Two days afterwards Wyatt Twerp (as the deputy prime minister was unkindly dubbed later) travelled to Los Angeles where he attended a drinks reception hosted by one of Anschutz’s key lieutenants.
What on earth brought these very different men together? On the face of it they had little in common — yet Prescott had met Anschutz seven times. Last week the deputy prime minister was due to meet the billionaire again — the meeting was only cancelled because a furore had erupted over allegations of sleaze and improper influence.
But who has been doing favours for whom? What is really at stake? And why have the two men met so often? Last week Prescott gave garbled, contradictory explanations. Rumours about his private life added to the disarray. He refused to deny that he had had other affairs in addition to the one with Tracey Temple, his diary secretary.
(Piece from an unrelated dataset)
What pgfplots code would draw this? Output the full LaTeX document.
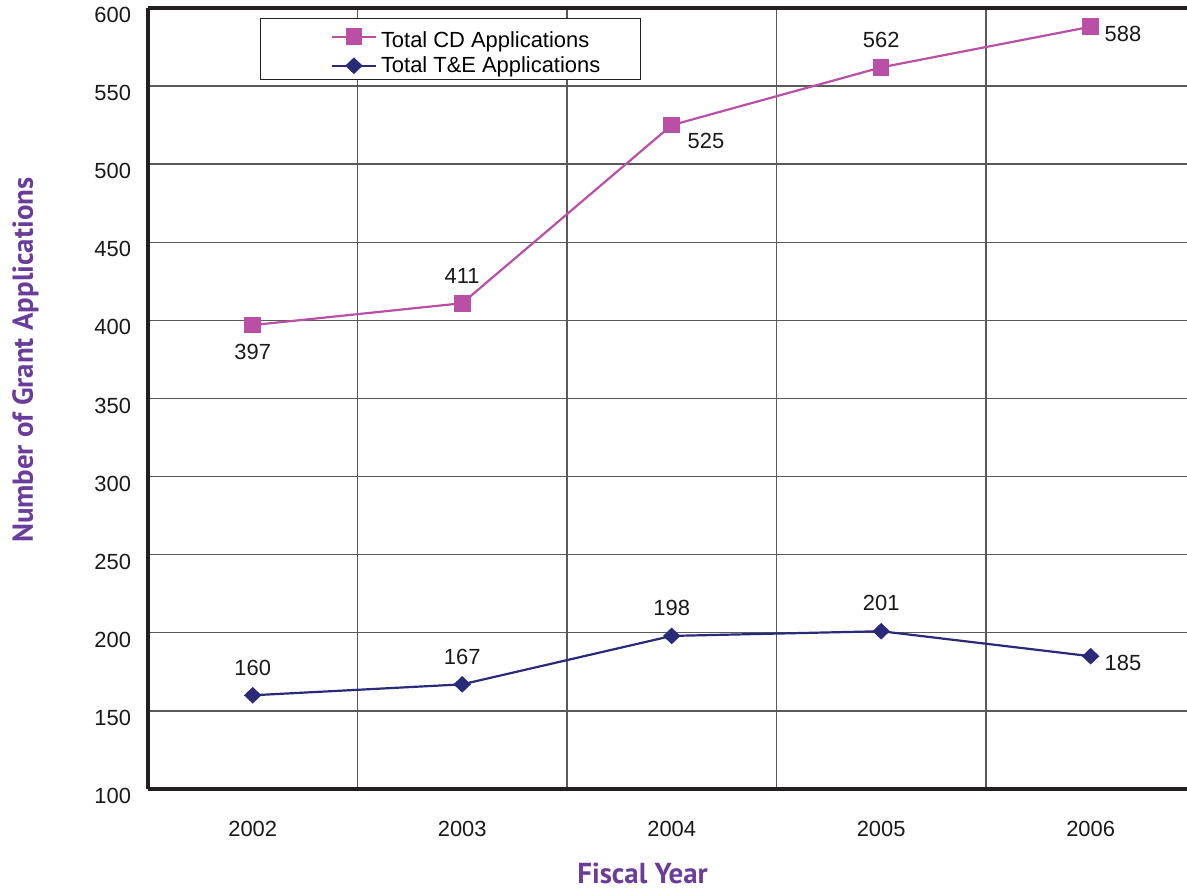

Amid the chaos, the real answers to the Anschutz gamble are only now becoming clear. And they show that Tony Blair and Prescott have long been keen to do the American’s bidding — because they need him and his money more than he needs them.
THE entanglement of the billionaire and the deputy prime minister revolves around the Millennium Dome, in which Anschutz has a key stake and in which Prescott has played a pivotal, if unsung, role.
It was Prescott who was sent to bash heads together and find a buyer for the dome when the bankrupt structure was threatened with demolition after its closure at the end of 2000.